## Short task
Below is a block of records. Copy every line in it that contains the word "seaborn".

## Supplied material

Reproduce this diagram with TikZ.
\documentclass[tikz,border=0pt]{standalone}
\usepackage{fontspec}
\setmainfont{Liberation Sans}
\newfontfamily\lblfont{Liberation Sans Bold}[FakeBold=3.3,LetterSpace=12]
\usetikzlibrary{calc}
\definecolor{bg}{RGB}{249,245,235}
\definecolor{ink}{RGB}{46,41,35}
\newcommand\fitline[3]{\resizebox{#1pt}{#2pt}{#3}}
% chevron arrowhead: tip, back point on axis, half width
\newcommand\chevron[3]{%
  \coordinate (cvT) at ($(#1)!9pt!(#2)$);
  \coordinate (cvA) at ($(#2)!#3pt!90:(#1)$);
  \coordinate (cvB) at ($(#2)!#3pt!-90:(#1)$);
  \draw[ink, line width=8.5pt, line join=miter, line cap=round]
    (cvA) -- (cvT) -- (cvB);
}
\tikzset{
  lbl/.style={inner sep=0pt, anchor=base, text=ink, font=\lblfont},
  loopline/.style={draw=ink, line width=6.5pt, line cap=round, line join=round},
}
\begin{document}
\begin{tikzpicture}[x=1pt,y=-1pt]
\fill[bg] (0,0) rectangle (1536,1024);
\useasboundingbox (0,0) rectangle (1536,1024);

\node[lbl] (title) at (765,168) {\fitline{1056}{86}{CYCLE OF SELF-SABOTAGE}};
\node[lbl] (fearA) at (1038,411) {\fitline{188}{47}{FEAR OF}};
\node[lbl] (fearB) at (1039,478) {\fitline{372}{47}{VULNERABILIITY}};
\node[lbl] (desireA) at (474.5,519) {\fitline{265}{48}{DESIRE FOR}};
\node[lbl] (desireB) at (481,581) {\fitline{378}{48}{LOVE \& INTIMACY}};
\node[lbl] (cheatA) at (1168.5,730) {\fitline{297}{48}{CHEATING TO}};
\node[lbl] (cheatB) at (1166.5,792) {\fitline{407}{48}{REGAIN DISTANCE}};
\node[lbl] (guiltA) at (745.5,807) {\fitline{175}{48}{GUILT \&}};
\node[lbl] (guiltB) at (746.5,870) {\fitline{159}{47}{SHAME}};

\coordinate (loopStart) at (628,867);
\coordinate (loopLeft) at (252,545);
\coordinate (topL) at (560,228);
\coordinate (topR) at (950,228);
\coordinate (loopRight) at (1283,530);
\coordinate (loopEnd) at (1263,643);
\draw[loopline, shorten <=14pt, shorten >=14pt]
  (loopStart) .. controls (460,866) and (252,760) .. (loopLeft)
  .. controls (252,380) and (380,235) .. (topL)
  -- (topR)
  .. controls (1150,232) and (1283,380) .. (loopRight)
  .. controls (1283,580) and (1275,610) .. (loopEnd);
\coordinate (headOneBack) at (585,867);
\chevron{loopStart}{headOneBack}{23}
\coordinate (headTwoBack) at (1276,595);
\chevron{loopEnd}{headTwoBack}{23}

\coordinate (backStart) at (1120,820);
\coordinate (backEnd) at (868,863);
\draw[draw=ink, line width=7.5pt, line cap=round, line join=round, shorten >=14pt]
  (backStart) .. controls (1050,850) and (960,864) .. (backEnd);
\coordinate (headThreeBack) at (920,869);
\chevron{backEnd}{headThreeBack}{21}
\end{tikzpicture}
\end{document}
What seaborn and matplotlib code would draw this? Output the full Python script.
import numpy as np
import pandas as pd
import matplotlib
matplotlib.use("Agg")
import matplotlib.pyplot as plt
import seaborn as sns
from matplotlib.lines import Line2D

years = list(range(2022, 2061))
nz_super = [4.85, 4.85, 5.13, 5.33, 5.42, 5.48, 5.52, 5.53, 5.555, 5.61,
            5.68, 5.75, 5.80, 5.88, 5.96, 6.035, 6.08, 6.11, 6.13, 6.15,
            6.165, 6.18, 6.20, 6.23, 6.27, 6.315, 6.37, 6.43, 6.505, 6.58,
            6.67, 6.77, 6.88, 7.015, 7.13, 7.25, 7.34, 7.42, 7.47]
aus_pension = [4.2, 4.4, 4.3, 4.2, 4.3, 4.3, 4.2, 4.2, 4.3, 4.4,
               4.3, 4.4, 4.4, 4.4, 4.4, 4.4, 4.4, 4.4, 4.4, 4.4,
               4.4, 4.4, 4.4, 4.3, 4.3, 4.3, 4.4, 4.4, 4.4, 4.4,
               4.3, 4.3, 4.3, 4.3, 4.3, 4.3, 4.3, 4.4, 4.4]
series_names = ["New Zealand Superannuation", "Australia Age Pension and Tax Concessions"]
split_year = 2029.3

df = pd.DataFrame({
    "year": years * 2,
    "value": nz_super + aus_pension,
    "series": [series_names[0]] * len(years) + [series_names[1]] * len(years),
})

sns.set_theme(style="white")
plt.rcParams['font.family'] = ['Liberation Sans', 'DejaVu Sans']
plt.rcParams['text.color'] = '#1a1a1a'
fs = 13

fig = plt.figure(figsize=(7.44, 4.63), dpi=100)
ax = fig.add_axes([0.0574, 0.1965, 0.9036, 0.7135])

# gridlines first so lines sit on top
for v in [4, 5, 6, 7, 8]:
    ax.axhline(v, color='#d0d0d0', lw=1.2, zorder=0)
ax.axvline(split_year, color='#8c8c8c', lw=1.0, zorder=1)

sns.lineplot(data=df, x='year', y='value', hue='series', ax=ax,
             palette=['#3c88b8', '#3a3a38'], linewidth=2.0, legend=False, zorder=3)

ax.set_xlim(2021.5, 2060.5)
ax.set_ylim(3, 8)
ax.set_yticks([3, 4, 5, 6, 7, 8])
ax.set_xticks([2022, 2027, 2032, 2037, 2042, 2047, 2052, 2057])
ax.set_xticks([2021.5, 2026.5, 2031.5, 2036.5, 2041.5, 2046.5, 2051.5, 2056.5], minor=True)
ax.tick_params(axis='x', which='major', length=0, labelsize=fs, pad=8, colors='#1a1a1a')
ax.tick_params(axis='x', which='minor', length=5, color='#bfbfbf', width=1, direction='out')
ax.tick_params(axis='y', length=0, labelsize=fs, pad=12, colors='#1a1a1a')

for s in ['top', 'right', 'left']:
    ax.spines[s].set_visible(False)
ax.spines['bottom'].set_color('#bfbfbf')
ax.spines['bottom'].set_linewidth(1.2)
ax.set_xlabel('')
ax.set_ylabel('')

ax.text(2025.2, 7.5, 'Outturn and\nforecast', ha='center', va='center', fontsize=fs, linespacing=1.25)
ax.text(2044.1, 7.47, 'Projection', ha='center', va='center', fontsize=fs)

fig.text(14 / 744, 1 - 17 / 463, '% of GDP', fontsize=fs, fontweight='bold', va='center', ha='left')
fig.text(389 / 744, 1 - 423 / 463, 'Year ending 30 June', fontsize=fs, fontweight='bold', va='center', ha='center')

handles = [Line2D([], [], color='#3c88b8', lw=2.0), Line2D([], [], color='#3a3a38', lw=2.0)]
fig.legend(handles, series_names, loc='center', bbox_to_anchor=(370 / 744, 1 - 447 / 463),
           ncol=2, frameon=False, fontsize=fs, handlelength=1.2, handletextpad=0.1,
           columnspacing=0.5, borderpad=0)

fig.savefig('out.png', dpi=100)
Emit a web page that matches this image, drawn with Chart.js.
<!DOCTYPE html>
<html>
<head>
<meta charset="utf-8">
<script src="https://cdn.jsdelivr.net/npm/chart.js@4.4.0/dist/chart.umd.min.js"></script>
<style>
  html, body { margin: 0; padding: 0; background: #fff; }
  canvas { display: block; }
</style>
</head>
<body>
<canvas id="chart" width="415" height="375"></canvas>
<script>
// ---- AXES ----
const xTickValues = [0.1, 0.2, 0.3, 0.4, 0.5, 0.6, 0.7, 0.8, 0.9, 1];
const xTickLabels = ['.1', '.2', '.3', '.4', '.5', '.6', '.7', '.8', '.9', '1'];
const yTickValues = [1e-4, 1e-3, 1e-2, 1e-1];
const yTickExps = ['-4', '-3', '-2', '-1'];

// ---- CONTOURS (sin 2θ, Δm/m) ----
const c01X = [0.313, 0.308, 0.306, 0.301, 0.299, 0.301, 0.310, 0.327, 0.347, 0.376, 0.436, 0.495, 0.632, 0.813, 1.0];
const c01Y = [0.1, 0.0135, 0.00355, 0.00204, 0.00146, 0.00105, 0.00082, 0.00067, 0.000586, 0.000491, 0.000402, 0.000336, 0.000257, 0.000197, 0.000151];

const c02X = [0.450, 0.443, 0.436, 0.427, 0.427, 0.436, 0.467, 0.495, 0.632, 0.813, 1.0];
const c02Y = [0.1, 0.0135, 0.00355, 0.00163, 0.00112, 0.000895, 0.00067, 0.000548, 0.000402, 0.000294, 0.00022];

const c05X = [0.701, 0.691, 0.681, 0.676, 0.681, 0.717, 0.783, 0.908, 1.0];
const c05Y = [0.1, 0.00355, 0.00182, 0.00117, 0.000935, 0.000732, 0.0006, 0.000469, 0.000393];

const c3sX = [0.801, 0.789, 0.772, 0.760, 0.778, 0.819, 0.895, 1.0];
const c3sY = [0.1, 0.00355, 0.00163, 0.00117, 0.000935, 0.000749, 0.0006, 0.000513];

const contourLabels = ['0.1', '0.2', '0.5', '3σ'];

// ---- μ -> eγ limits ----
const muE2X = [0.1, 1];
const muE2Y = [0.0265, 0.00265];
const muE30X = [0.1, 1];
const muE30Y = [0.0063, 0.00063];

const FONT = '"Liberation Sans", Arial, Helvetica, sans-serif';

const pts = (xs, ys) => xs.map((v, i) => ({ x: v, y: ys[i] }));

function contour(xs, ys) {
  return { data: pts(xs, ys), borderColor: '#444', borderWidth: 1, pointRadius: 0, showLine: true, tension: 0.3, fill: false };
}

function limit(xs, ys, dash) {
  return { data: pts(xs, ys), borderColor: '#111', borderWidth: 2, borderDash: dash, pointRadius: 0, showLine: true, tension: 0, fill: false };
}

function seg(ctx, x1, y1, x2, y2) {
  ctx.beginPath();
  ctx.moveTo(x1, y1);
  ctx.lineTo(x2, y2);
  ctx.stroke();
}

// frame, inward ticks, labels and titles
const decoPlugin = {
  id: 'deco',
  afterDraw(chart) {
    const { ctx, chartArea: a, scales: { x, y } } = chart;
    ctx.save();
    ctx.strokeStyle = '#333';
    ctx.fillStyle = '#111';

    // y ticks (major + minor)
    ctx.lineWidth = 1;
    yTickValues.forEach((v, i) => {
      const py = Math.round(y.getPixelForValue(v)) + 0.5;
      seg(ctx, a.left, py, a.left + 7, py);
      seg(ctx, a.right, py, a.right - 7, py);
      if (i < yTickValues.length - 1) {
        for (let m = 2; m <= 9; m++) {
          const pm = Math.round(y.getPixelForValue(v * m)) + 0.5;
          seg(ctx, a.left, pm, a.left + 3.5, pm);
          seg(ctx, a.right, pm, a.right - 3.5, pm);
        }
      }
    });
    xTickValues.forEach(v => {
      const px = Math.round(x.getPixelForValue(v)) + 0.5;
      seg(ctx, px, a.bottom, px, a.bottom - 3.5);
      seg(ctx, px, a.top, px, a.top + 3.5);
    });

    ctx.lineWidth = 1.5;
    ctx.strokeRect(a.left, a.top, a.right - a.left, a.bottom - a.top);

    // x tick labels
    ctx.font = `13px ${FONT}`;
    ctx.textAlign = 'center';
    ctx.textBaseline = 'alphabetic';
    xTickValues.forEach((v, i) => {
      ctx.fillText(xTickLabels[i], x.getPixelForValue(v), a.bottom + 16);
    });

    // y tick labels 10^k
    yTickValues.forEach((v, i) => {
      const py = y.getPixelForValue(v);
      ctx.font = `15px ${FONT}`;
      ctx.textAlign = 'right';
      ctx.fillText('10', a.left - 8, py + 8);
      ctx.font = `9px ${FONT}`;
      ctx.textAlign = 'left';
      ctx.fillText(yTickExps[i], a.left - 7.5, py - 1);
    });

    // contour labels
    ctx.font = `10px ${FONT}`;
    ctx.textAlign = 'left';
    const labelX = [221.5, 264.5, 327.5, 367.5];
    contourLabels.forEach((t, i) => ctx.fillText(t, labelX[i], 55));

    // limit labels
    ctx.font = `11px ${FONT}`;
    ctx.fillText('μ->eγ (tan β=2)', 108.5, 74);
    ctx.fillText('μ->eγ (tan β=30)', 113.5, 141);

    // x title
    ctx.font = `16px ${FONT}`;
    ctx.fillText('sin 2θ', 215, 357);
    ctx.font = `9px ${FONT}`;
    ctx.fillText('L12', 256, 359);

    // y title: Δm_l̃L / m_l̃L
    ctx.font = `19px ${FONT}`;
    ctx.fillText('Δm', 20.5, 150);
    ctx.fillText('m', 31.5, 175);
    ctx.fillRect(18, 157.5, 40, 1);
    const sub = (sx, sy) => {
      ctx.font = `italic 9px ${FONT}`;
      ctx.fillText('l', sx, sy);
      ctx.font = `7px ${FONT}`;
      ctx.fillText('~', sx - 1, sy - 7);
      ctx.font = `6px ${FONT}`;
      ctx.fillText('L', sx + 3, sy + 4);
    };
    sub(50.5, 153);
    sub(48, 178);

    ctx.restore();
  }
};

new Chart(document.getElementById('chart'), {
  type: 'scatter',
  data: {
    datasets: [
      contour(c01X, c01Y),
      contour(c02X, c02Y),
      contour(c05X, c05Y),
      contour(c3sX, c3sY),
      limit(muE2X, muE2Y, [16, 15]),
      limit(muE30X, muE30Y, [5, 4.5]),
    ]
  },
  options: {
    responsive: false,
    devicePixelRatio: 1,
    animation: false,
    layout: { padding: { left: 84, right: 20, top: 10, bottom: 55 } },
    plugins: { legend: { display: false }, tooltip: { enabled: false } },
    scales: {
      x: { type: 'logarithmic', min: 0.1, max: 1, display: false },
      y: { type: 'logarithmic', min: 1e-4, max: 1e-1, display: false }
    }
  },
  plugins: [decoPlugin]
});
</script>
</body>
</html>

## Task answer
What seaborn and matplotlib code would draw this? Output the full Python script.
import seaborn as sns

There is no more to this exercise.